Quando o frisson passar, as empresas invariavelmente irão se perguntar o que fazer com esses terrenos digitais num ambiente digital que ninguém visita. E isso tem chances de gerar uma crise de credibilidade. De qualquer modo, não se deixe influenciar: não sou consultor de investimentos.
O cruzamento entre Web 3.0 e metaverso não é necessário, mas é conveniente para os envolvidos, especialmente fundos, que vêm capitalizando com a expectativa de que estes irão bombar em breve.
Enquanto isso, o que se observa no dia a dia do Decentraland e outros DAOs do metaverso é que as pessoas seguem pouco interessadas nos pontos que enchem a boca dos idealistas.

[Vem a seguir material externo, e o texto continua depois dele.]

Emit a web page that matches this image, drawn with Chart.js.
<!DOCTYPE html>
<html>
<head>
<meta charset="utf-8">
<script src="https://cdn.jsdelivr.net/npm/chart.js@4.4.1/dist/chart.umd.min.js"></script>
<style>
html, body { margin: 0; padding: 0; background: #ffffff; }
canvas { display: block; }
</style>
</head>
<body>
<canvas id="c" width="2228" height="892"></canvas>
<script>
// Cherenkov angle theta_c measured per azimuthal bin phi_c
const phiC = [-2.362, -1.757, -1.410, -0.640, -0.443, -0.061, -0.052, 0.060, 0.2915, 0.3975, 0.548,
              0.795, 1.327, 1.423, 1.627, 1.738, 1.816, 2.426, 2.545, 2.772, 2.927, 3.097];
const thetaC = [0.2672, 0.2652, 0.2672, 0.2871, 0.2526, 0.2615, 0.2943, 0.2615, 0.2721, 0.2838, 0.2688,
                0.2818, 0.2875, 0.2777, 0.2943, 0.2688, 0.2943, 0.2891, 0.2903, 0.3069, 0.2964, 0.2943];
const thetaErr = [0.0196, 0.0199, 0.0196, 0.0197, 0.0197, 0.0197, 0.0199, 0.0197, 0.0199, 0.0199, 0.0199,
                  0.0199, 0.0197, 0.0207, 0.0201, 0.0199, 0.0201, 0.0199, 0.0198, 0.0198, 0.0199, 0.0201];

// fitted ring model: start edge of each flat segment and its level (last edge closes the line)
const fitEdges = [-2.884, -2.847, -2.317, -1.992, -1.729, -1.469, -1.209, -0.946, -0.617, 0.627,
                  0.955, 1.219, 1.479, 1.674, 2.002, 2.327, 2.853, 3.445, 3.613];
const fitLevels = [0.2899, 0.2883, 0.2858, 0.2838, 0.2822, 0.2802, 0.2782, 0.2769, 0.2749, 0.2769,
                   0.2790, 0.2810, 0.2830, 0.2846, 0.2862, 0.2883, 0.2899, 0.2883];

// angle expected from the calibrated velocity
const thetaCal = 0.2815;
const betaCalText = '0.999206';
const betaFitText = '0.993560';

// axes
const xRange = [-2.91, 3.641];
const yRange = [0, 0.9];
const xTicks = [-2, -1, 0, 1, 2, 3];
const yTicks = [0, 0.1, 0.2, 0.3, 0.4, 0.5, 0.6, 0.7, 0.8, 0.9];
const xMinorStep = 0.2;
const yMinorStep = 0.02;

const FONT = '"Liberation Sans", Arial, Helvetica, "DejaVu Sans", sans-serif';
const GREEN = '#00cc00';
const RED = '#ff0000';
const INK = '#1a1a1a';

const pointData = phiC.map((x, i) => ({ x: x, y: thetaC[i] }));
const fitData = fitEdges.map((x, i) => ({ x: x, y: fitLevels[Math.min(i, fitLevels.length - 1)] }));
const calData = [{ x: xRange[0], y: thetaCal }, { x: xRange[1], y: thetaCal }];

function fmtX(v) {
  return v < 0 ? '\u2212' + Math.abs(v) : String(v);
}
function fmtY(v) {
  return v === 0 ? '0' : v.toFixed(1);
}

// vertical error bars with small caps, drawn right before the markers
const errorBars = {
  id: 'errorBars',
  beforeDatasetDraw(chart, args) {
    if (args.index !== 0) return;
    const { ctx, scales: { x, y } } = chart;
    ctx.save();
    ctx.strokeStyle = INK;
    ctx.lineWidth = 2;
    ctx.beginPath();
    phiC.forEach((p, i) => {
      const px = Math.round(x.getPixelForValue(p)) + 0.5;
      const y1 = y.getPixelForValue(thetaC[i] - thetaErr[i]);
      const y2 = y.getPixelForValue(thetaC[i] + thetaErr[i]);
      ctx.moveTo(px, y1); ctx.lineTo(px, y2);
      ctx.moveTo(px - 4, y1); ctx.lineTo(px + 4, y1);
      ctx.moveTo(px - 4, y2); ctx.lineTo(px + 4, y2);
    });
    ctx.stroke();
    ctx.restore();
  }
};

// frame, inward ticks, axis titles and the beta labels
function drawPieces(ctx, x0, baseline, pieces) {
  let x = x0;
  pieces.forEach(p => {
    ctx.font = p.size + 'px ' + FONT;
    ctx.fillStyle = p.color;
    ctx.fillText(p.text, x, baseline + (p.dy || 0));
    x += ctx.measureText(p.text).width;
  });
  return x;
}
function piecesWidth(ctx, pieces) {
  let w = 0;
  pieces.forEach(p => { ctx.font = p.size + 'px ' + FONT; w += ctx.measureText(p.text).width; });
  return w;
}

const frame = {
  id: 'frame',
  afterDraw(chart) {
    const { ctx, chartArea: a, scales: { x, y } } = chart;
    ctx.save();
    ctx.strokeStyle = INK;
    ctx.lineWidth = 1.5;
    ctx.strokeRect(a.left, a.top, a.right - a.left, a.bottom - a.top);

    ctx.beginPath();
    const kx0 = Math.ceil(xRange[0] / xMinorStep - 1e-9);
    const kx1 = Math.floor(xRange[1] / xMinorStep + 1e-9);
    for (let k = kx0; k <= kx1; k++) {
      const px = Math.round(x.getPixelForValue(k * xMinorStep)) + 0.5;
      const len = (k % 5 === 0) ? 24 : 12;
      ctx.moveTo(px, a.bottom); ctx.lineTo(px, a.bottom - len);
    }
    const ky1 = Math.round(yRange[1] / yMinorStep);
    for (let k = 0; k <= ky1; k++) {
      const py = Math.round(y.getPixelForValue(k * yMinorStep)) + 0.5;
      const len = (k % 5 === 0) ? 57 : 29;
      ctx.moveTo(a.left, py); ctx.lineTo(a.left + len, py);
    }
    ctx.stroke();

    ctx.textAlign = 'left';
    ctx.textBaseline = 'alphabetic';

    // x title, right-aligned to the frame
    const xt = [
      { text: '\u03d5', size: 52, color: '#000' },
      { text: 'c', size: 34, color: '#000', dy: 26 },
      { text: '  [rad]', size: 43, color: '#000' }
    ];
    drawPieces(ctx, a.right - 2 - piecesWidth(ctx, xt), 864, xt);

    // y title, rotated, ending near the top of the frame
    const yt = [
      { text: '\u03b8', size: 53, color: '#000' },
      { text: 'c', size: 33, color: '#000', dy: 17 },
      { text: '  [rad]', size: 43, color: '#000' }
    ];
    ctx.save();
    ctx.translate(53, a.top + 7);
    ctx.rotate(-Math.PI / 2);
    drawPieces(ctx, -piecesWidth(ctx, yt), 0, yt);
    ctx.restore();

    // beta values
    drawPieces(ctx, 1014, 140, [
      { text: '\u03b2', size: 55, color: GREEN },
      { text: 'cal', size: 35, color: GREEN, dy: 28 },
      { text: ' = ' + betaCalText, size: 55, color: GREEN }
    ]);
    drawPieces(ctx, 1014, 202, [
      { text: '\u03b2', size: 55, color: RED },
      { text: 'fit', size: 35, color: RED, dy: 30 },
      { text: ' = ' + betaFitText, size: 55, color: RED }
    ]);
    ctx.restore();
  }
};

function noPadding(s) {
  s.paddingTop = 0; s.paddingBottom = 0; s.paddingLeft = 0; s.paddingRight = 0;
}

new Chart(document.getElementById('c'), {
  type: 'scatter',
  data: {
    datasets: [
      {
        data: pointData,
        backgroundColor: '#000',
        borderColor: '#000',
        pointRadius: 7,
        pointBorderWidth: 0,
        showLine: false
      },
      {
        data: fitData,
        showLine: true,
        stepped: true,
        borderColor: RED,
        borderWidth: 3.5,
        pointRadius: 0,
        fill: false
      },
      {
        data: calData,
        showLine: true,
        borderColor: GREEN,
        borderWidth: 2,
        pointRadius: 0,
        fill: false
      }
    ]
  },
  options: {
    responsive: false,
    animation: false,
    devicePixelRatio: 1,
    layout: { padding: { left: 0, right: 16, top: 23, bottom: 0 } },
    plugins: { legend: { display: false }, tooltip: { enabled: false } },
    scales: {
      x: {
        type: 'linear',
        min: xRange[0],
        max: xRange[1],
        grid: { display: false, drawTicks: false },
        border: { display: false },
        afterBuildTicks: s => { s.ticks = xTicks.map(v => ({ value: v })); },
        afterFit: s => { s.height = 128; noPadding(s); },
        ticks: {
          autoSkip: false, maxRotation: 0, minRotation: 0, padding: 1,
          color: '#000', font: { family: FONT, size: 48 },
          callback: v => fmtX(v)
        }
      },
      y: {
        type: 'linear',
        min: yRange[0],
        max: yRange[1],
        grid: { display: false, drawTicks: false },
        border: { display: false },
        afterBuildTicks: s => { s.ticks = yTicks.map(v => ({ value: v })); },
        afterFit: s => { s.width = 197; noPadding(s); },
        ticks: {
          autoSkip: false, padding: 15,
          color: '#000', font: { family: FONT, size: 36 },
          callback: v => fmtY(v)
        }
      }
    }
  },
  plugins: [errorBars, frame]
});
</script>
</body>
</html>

Elas basicamente querem surfar a onda que está rolando, a qual é em grande medida especulativa.
Para fechar
Estruturas de alta relevância cultural evoluem, sob a pressão dos insatisfeitos com poder.
No caso da internet que existe hoje em dia, os criadores de conteúdo têm importância crucial e existe uma abordagem prática e conceitual bem definida para lhes empoderar: as organizações distribuídas (DAOs), com seus modelos de governança e funcionamento descentralizados.
Porém, junto com o bônus vem o ônus: usabilidade inferior; problemas de coordenação que afetam as estratégias de segurança e marketing; fake news; instabilidade cambial dos tokens, impactando o planejamento financeiro; além, é claro, da própria necessidade de ter que participar de interações que em nada tem a ver com a gravação de vídeos de gatos, receitas ou dancinhas.
Isso tudo sugere que o terráqueo médio seguirá falando mal das big techs, enquanto as escolhe para a postagem de seus conteúdos, monetizados ou não, por um bom tempo.
Se assim for, o mais provável não é que DAPPs, como Decentraland, percam tração e desapareçam, mas que se firmem como opções relativamente nichadas, tal como tantas outras, típicas da Web 2.0 (Twitch, Pinterest, Reddit, etc.). Uma fatia do metaverso virtual estará aí, mas ela deve ser menor do que a corporativa.
Em paralelo, o que já se observa é que as big techs vêm admitindo, cada vez mais, a necessidade de adotar princípios de governança e monetização menos verticalizados.
Ainda é cedo para dizer se isso irá se converter em ações práticas, mas eu acho que sim, especialmente porque se os usuários que não puderem portar seus avatares de um metaverso para outro terminarão com um problema de identidade bastante incômodo, o que servirá de incentivo para abandonar essas plataformas mais restritivas, que assim se sentirão forçadas a ceder.
É irônico que uma das principais contribuições da abertura a uma nova fase da internet seja a circunscrição de uns espaços melhorzinhos nessa aqui mas, no fundo, é o que parece mais provável.